- Stated task: Return, without pictures, the lines from the start of the data through the one that contains "bottom += v".

- Data section:
((
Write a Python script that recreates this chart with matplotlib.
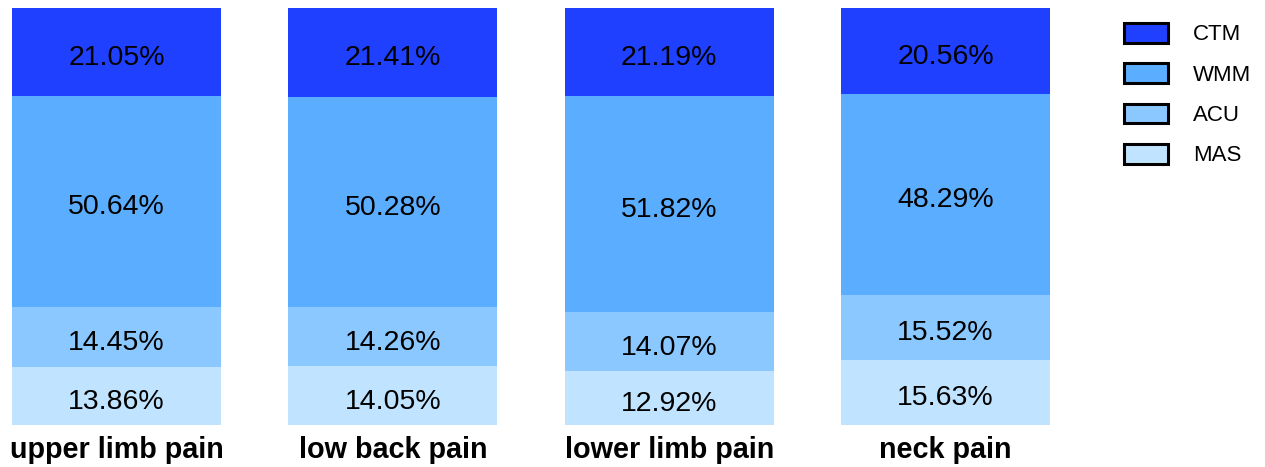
import matplotlib
matplotlib.use("Agg")
import matplotlib.pyplot as plt
from matplotlib.patches import Patch
import numpy as np

plt.rcParams["font.family"] = ["Liberation Sans", "DejaVu Sans"]

categories = ["upper limb pain", "low back pain", "lower limb pain", "neck pain"]
series = ["MAS", "ACU", "WMM", "CTM"]  # bottom -> top
values = {
    "MAS": [13.86, 14.05, 12.92, 15.63],
    "ACU": [14.45, 14.26, 14.07, 15.52],
    "WMM": [50.64, 50.28, 51.82, 48.29],
    "CTM": [21.05, 21.41, 21.19, 20.56],
}
colors = {"MAS": "#C0E4FF", "ACU": "#8AC8FF", "WMM": "#5AADFF", "CTM": "#1F40FF"}

W, H = 1265, 467
fig = plt.figure(figsize=(W / 100, H / 100), dpi=100)
ax = fig.add_axes([12 / W, 42 / H, (1050 - 12) / W, (425 - 8) / H])

x = np.arange(len(categories))
bw = 0.756
bottom = np.zeros(len(categories))
for s in series:
    v = np.array(values[s])
    ax.bar(x, v, bw, bottom=bottom, color=colors[s], edgecolor="none")
    for xi, b, vi in zip(x, bottom, v):
        ax.text(xi, b + vi / 2 - 1.4, f"{vi:.2f}%", ha="center", va="center",
                fontsize=20.5, color="black")
    bottom += v

ax.set_xlim(-bw / 2, len(categories) - 1 + bw / 2)
ax.set_ylim(0, 100)
ax.set_xticks(x)
ax.set_xticklabels(categories, fontsize=20.7, fontweight="bold")
ax.tick_params(axis="x", length=0, pad=8)
ax.set_yticks([])
for sp in ax.spines.values():
    sp.set_visible(False)

handles = [Patch(facecolor=colors[s], edgecolor="black", linewidth=2.2, label=s)
           for s in series[::-1]]
fig.legend(handles=handles, loc="upper left", bbox_to_anchor=(1115 / W, 1 - 14 / H),
           frameon=False, fontsize=16, handlelength=2.0, handleheight=1.0,
           labelspacing=0.8, handletextpad=1.1, borderaxespad=0)

fig.savefig("out.png", dpi=100)
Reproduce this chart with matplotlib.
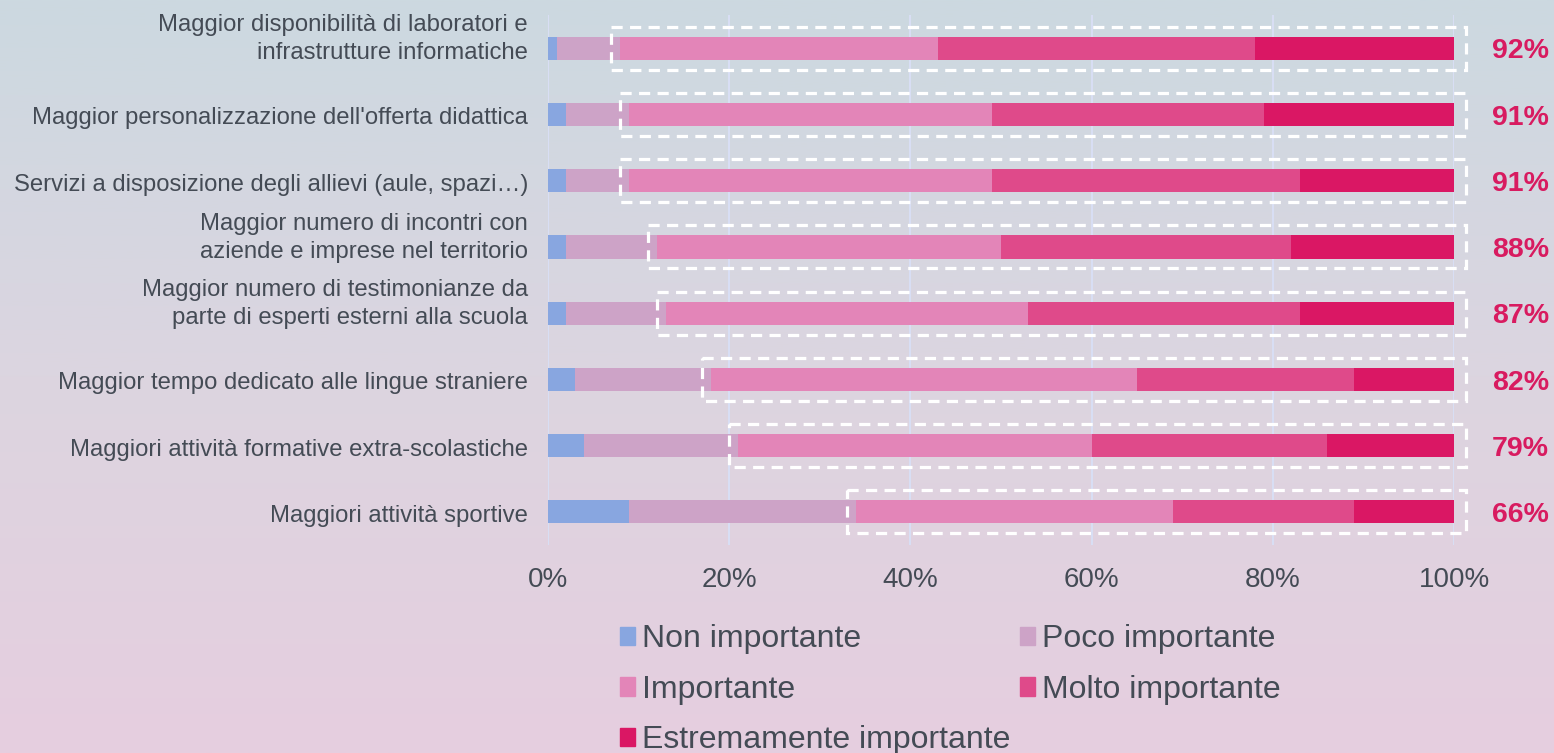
import numpy as np
import matplotlib
matplotlib.use("Agg")
import matplotlib.pyplot as plt
import matplotlib.transforms as mtransforms
from matplotlib.patches import Rectangle
from matplotlib.colors import LinearSegmentedColormap

plt.rcParams['font.family'] = ['Liberation Sans', 'DejaVu Sans']

# dati (percentuali per livello di importanza)
categorie = [
    "Maggior disponibilità di laboratori e\ninfrastrutture informatiche",
    "Maggior personalizzazione dell'offerta didattica",
    "Servizi a disposizione degli allievi (aule, spazi…)",
    "Maggior numero di incontri con\naziende e imprese nel territorio",
    "Maggior numero di testimonianze da\nparte di esperti esterni alla scuola",
    "Maggior tempo dedicato alle lingue straniere",
    "Maggiori attività formative extra-scolastiche",
    "Maggiori attività sportive",
]
non_imp = [1, 2, 2, 2, 2, 3, 4, 9]
poco_imp = [7, 7, 7, 10, 11, 15, 17, 25]
importante = [35, 40, 40, 38, 40, 47, 39, 35]
molto_imp = [35, 30, 34, 32, 30, 24, 26, 20]
estr_imp = [22, 21, 17, 18, 17, 11, 14, 11]
etichette_tot = ["92%", "91%", "91%", "88%", "87%", "82%", "79%", "66%"]

livelli = ["Non importante", "Poco importante", "Importante",
           "Molto importante", "Estremamente importante"]
colori = ["#88A6E0", "#CDA3C7", "#E385B8", "#DF4A8A", "#DA1764"]
serie = [non_imp, poco_imp, importante, molto_imp, estr_imp]

fig = plt.figure(figsize=(15.54, 7.53), dpi=100)

# sfondo sfumato
bg = fig.add_axes([0, 0, 1, 1], zorder=-10)
cmap = LinearSegmentedColormap.from_list("bg", ["#CCD9E0", "#DCD5E0", "#E6CEDF"])
bg.imshow(np.linspace(0, 1, 256).reshape(-1, 1), aspect="auto", cmap=cmap,
          extent=[0, 1, 0, 1])
bg.axis("off")

ax = fig.add_axes([0.3526, 0.2762, 0.5831, 0.7038])
ax.set_facecolor("none")

y = np.arange(len(categorie))
sinistra = np.zeros(len(categorie))
for vals, col, lab in zip(serie, colori, livelli):
    ax.barh(y, vals, left=sinistra, height=0.35, color=col, label=lab, zorder=3)
    sinistra = sinistra + np.array(vals)

# riquadri tratteggiati attorno a importante + molto + estremamente
inizio = np.array(non_imp) + np.array(poco_imp)
for i in range(len(categorie)):
    r = Rectangle((inizio[i] - 1.0, y[i] - 0.325), 101.3 - (inizio[i] - 1.0), 0.65,
                  fill=False, edgecolor="white", linewidth=2.3,
                  linestyle=(0, (3.5, 2.3)), clip_on=False, zorder=4)
    ax.add_patch(r)
    ax.text(107.3, y[i] + 0.05, etichette_tot[i], ha="center", va="center",
            fontsize=20.5, fontweight="bold", color="#D81B60", clip_on=False)

ax.set_xlim(0, 100)
ax.set_ylim(len(categorie) - 0.5, -0.5)
ax.set_xticks(np.arange(0, 101, 20))
ax.set_xticklabels([f"{v}%" for v in range(0, 101, 20)])
ax.set_yticks(y)
ax.set_yticklabels([])
ax.tick_params(axis="x", labelsize=20, colors="#444B55", length=0, pad=16)
ax.tick_params(axis="y", length=0)
ax.grid(axis="x", color="#D8DEF4", linewidth=1.5, zorder=0)
for s in ax.spines.values():
    s.set_visible(False)

# etichette delle categorie (quelle su due righe sono un po' più in alto)
base = mtransforms.blended_transform_factory(ax.transAxes, ax.transData)
for i, testo in enumerate(categorie):
    dy = 9 if "\n" in testo else -4
    tr = base + mtransforms.ScaledTranslation(-20 / 100, dy / 100, fig.dpi_scale_trans)
    ax.text(0, y[i], testo, transform=tr, ha="right", va="center", ma="right",
            fontsize=17.2, color="#444B55", linespacing=1.38)

# legenda in ordine per righe
ordine = [0, 2, 4, 1, 3]
hs = [Rectangle((0, 0), 1, 1, color=colori[k]) for k in ordine]
fig.legend(hs, [livelli[k] for k in ordine], ncol=2, loc="upper left",
           bbox_to_anchor=(0.3885, 0.192), frameon=False, fontsize=23,
           handlelength=0.47, handleheight=0.5, handletextpad=0.22,
           columnspacing=0.3, labelspacing=0.64, borderpad=0, labelcolor="#444B55")

fig.savefig("out.png", dpi=100)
))
- Correct answer:
Write a Python script that recreates this chart with matplotlib.
import matplotlib
matplotlib.use("Agg")
import matplotlib.pyplot as plt
from matplotlib.patches import Patch
import numpy as np

plt.rcParams["font.family"] = ["Liberation Sans", "DejaVu Sans"]

categories = ["upper limb pain", "low back pain", "lower limb pain", "neck pain"]
series = ["MAS", "ACU", "WMM", "CTM"]  # bottom -> top
values = {
    "MAS": [13.86, 14.05, 12.92, 15.63],
    "ACU": [14.45, 14.26, 14.07, 15.52],
    "WMM": [50.64, 50.28, 51.82, 48.29],
    "CTM": [21.05, 21.41, 21.19, 20.56],
}
colors = {"MAS": "#C0E4FF", "ACU": "#8AC8FF", "WMM": "#5AADFF", "CTM": "#1F40FF"}

W, H = 1265, 467
fig = plt.figure(figsize=(W / 100, H / 100), dpi=100)
ax = fig.add_axes([12 / W, 42 / H, (1050 - 12) / W, (425 - 8) / H])

x = np.arange(len(categories))
bw = 0.756
bottom = np.zeros(len(categories))
for s in series:
    v = np.array(values[s])
    ax.bar(x, v, bw, bottom=bottom, color=colors[s], edgecolor="none")
    for xi, b, vi in zip(x, bottom, v):
        ax.text(xi, b + vi / 2 - 1.4, f"{vi:.2f}%", ha="center", va="center",
                fontsize=20.5, color="black")
    bottom += v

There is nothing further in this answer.